Retype all of the listing exactly, passing over any picture you find.
=======
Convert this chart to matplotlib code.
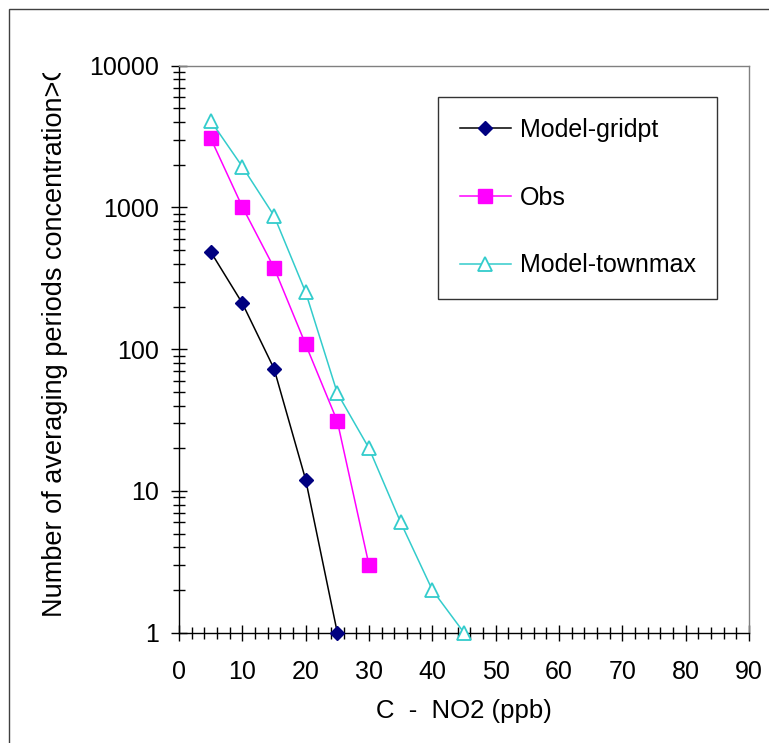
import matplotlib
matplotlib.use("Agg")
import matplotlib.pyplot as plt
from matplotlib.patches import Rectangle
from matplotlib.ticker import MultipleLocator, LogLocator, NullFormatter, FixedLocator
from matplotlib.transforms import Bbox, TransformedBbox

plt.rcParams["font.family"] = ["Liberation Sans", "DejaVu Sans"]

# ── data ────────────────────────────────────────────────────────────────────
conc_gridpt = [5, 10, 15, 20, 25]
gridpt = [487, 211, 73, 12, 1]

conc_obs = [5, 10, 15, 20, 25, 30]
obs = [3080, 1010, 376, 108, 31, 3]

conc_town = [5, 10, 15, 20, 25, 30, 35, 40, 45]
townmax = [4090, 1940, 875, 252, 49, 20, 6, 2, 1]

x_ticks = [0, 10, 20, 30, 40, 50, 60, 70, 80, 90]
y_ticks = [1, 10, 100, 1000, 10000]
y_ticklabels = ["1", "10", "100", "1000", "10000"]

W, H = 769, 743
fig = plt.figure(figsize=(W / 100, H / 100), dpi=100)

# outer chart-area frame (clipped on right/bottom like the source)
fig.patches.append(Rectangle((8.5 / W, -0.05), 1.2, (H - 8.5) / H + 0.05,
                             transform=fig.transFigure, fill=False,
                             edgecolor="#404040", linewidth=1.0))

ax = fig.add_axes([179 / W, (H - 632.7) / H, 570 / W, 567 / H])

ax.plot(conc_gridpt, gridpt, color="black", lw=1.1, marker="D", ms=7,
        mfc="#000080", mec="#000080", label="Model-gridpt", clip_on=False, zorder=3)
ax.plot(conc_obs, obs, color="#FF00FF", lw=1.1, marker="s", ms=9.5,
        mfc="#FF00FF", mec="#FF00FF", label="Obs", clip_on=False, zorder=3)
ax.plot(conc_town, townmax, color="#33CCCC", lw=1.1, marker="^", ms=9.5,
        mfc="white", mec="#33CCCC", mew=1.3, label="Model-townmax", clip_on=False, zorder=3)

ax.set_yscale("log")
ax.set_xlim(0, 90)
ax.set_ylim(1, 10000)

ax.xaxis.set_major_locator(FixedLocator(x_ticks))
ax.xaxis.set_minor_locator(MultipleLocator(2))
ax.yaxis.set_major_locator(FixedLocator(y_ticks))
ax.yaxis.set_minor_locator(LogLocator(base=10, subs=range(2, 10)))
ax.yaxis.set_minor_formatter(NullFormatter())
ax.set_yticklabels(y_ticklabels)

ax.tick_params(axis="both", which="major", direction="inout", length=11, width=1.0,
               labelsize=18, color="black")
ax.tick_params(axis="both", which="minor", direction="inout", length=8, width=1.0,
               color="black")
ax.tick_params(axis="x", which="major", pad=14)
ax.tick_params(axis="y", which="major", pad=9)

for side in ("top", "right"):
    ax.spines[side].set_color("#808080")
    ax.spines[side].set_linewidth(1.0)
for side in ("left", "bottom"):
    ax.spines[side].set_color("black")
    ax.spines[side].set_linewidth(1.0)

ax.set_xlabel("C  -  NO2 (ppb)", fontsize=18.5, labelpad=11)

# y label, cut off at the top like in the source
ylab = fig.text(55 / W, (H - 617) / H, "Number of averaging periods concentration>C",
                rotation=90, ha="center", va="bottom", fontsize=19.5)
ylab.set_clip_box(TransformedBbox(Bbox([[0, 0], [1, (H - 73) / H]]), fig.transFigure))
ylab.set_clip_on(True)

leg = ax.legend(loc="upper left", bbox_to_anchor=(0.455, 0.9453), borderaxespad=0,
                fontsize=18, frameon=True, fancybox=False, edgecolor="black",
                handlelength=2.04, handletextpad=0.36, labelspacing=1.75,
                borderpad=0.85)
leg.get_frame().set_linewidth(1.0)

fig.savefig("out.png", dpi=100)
=======
> _Full solution_:
Convert this chart to matplotlib code.
import matplotlib
matplotlib.use("Agg")
import matplotlib.pyplot as plt
from matplotlib.patches import Rectangle
from matplotlib.ticker import MultipleLocator, LogLocator, NullFormatter, FixedLocator
from matplotlib.transforms import Bbox, TransformedBbox

plt.rcParams["font.family"] = ["Liberation Sans", "DejaVu Sans"]

# ── data ────────────────────────────────────────────────────────────────────
conc_gridpt = [5, 10, 15, 20, 25]
gridpt = [487, 211, 73, 12, 1]

conc_obs = [5, 10, 15, 20, 25, 30]
obs = [3080, 1010, 376, 108, 31, 3]

conc_town = [5, 10, 15, 20, 25, 30, 35, 40, 45]
townmax = [4090, 1940, 875, 252, 49, 20, 6, 2, 1]

x_ticks = [0, 10, 20, 30, 40, 50, 60, 70, 80, 90]
y_ticks = [1, 10, 100, 1000, 10000]
y_ticklabels = ["1", "10", "100", "1000", "10000"]

W, H = 769, 743
fig = plt.figure(figsize=(W / 100, H / 100), dpi=100)

# outer chart-area frame (clipped on right/bottom like the source)
fig.patches.append(Rectangle((8.5 / W, -0.05), 1.2, (H - 8.5) / H + 0.05,
                             transform=fig.transFigure, fill=False,
                             edgecolor="#404040", linewidth=1.0))

ax = fig.add_axes([179 / W, (H - 632.7) / H, 570 / W, 567 / H])

ax.plot(conc_gridpt, gridpt, color="black", lw=1.1, marker="D", ms=7,
        mfc="#000080", mec="#000080", label="Model-gridpt", clip_on=False, zorder=3)
ax.plot(conc_obs, obs, color="#FF00FF", lw=1.1, marker="s", ms=9.5,
        mfc="#FF00FF", mec="#FF00FF", label="Obs", clip_on=False, zorder=3)
ax.plot(conc_town, townmax, color="#33CCCC", lw=1.1, marker="^", ms=9.5,
        mfc="white", mec="#33CCCC", mew=1.3, label="Model-townmax", clip_on=False, zorder=3)

ax.set_yscale("log")
ax.set_xlim(0, 90)
ax.set_ylim(1, 10000)

ax.xaxis.set_major_locator(FixedLocator(x_ticks))
ax.xaxis.set_minor_locator(MultipleLocator(2))
ax.yaxis.set_major_locator(FixedLocator(y_ticks))
ax.yaxis.set_minor_locator(LogLocator(base=10, subs=range(2, 10)))
ax.yaxis.set_minor_formatter(NullFormatter())
ax.set_yticklabels(y_ticklabels)

ax.tick_params(axis="both", which="major", direction="inout", length=11, width=1.0,
               labelsize=18, color="black")
ax.tick_params(axis="both", which="minor", direction="inout", length=8, width=1.0,
               color="black")
ax.tick_params(axis="x", which="major", pad=14)
ax.tick_params(axis="y", which="major", pad=9)

for side in ("top", "right"):
    ax.spines[side].set_color("#808080")
    ax.spines[side].set_linewidth(1.0)
for side in ("left", "bottom"):
    ax.spines[side].set_color("black")
    ax.spines[side].set_linewidth(1.0)

ax.set_xlabel("C  -  NO2 (ppb)", fontsize=18.5, labelpad=11)

# y label, cut off at the top like in the source
ylab = fig.text(55 / W, (H - 617) / H, "Number of averaging periods concentration>C",
                rotation=90, ha="center", va="bottom", fontsize=19.5)
ylab.set_clip_box(TransformedBbox(Bbox([[0, 0], [1, (H - 73) / H]]), fig.transFigure))
ylab.set_clip_on(True)

leg = ax.legend(loc="upper left", bbox_to_anchor=(0.455, 0.9453), borderaxespad=0,
                fontsize=18, frameon=True, fancybox=False, edgecolor="black",
                handlelength=2.04, handletextpad=0.36, labelspacing=1.75,
                borderpad=0.85)
leg.get_frame().set_linewidth(1.0)

fig.savefig("out.png", dpi=100)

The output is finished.